▶ **Work instructions**: All lines from the beginning of the listing through the line with "outerBoundsMode: 'none', containLabel: false" are to be copied word for word; the pictures are not.

▶ **Input material**:
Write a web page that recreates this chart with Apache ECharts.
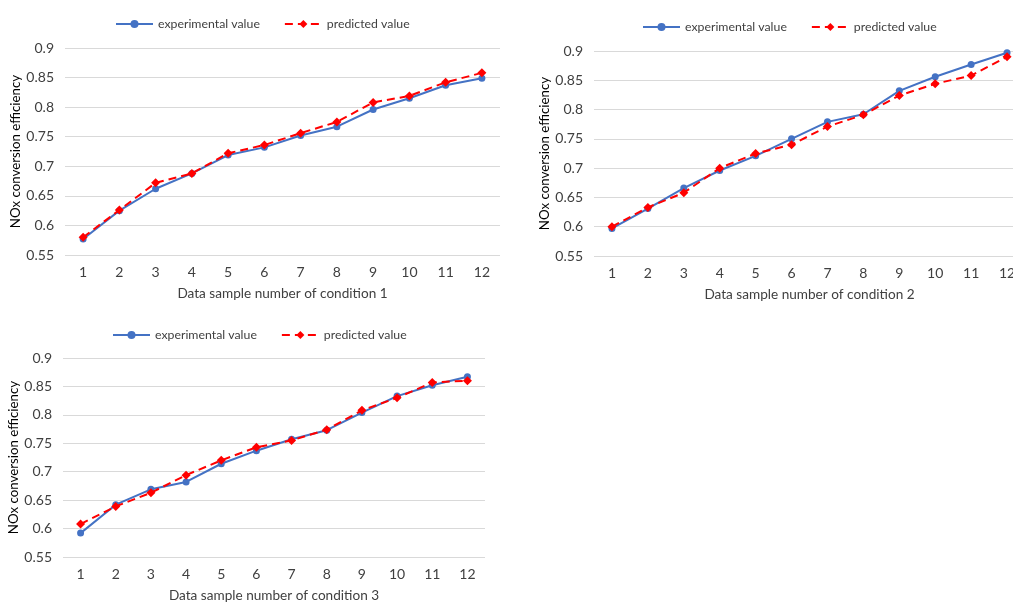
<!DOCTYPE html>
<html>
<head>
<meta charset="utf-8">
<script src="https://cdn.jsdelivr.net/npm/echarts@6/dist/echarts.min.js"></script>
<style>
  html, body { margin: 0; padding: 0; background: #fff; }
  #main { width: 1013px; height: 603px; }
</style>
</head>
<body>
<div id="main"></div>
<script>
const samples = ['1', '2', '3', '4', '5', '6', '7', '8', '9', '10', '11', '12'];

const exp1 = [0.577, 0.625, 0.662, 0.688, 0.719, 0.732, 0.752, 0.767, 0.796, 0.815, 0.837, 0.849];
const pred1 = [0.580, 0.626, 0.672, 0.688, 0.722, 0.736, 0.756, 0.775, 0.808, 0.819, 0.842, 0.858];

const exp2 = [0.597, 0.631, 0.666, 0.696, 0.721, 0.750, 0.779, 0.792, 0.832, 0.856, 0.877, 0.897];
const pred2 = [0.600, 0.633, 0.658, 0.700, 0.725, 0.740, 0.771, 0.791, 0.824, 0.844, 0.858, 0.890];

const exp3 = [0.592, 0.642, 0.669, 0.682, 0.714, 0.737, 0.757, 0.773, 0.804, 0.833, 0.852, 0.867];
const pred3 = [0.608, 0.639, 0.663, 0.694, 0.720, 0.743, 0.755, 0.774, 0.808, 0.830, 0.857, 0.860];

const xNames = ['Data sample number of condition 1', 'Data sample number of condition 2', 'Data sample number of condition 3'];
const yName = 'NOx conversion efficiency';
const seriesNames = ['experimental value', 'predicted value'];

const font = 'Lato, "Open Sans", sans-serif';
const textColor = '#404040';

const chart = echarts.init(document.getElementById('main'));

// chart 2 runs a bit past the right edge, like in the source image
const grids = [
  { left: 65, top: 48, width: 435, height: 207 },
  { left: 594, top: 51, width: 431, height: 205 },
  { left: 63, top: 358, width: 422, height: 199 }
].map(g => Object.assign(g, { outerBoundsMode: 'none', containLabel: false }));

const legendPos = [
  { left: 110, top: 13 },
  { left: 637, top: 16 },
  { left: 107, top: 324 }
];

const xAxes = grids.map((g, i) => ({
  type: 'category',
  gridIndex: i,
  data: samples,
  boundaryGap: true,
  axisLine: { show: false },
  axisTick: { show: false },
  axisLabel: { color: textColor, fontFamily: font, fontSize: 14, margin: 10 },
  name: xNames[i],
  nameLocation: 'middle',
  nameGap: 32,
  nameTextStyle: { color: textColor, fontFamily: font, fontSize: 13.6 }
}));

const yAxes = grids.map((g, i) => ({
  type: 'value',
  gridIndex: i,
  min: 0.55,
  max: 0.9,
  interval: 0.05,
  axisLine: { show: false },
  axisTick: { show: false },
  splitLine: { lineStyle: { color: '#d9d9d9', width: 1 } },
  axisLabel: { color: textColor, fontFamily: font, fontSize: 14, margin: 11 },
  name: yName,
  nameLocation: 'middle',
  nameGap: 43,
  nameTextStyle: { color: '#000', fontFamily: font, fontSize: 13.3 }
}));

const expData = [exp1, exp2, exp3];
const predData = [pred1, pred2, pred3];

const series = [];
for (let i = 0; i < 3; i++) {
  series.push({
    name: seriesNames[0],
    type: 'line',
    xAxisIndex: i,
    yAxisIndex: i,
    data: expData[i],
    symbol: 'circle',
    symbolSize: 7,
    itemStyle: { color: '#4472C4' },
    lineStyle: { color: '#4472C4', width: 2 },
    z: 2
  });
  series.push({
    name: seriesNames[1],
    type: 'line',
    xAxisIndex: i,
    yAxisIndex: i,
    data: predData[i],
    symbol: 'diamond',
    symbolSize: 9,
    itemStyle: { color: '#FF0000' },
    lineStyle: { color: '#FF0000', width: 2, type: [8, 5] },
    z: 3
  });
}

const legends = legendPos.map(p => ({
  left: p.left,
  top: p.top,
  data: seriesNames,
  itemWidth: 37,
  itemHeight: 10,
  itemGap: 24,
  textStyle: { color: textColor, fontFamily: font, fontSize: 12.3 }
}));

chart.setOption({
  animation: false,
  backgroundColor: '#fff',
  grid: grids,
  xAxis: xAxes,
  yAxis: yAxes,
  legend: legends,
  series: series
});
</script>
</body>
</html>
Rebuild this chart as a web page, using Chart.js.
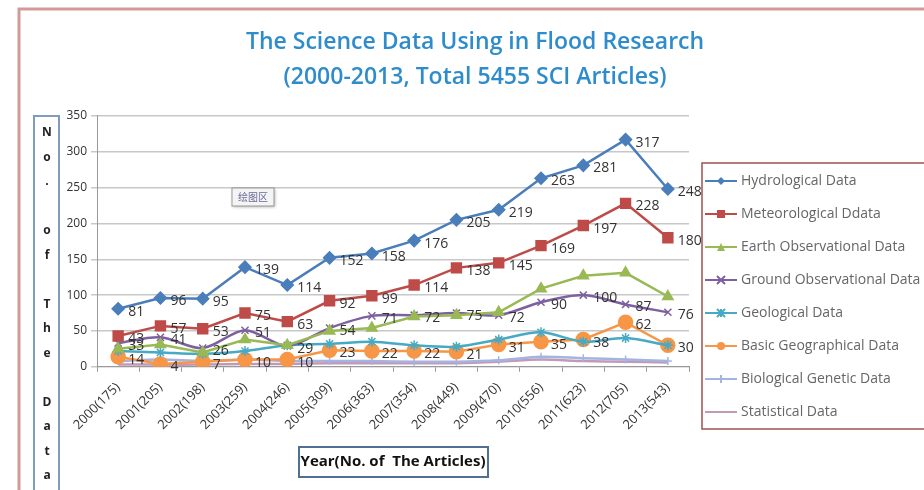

▶ **Solution to this problem**:
Write a web page that recreates this chart with Apache ECharts.
<!DOCTYPE html>
<html>
<head>
<meta charset="utf-8">
<script src="https://cdn.jsdelivr.net/npm/echarts@6/dist/echarts.min.js"></script>
<style>
  html, body { margin: 0; padding: 0; background: #fff; }
  #main { width: 1013px; height: 603px; }
</style>
</head>
<body>
<div id="main"></div>
<script>
const samples = ['1', '2', '3', '4', '5', '6', '7', '8', '9', '10', '11', '12'];

const exp1 = [0.577, 0.625, 0.662, 0.688, 0.719, 0.732, 0.752, 0.767, 0.796, 0.815, 0.837, 0.849];
const pred1 = [0.580, 0.626, 0.672, 0.688, 0.722, 0.736, 0.756, 0.775, 0.808, 0.819, 0.842, 0.858];

const exp2 = [0.597, 0.631, 0.666, 0.696, 0.721, 0.750, 0.779, 0.792, 0.832, 0.856, 0.877, 0.897];
const pred2 = [0.600, 0.633, 0.658, 0.700, 0.725, 0.740, 0.771, 0.791, 0.824, 0.844, 0.858, 0.890];

const exp3 = [0.592, 0.642, 0.669, 0.682, 0.714, 0.737, 0.757, 0.773, 0.804, 0.833, 0.852, 0.867];
const pred3 = [0.608, 0.639, 0.663, 0.694, 0.720, 0.743, 0.755, 0.774, 0.808, 0.830, 0.857, 0.860];

const xNames = ['Data sample number of condition 1', 'Data sample number of condition 2', 'Data sample number of condition 3'];
const yName = 'NOx conversion efficiency';
const seriesNames = ['experimental value', 'predicted value'];

const font = 'Lato, "Open Sans", sans-serif';
const textColor = '#404040';

const chart = echarts.init(document.getElementById('main'));

// chart 2 runs a bit past the right edge, like in the source image
const grids = [
  { left: 65, top: 48, width: 435, height: 207 },
  { left: 594, top: 51, width: 431, height: 205 },
  { left: 63, top: 358, width: 422, height: 199 }
].map(g => Object.assign(g, { outerBoundsMode: 'none', containLabel: false }));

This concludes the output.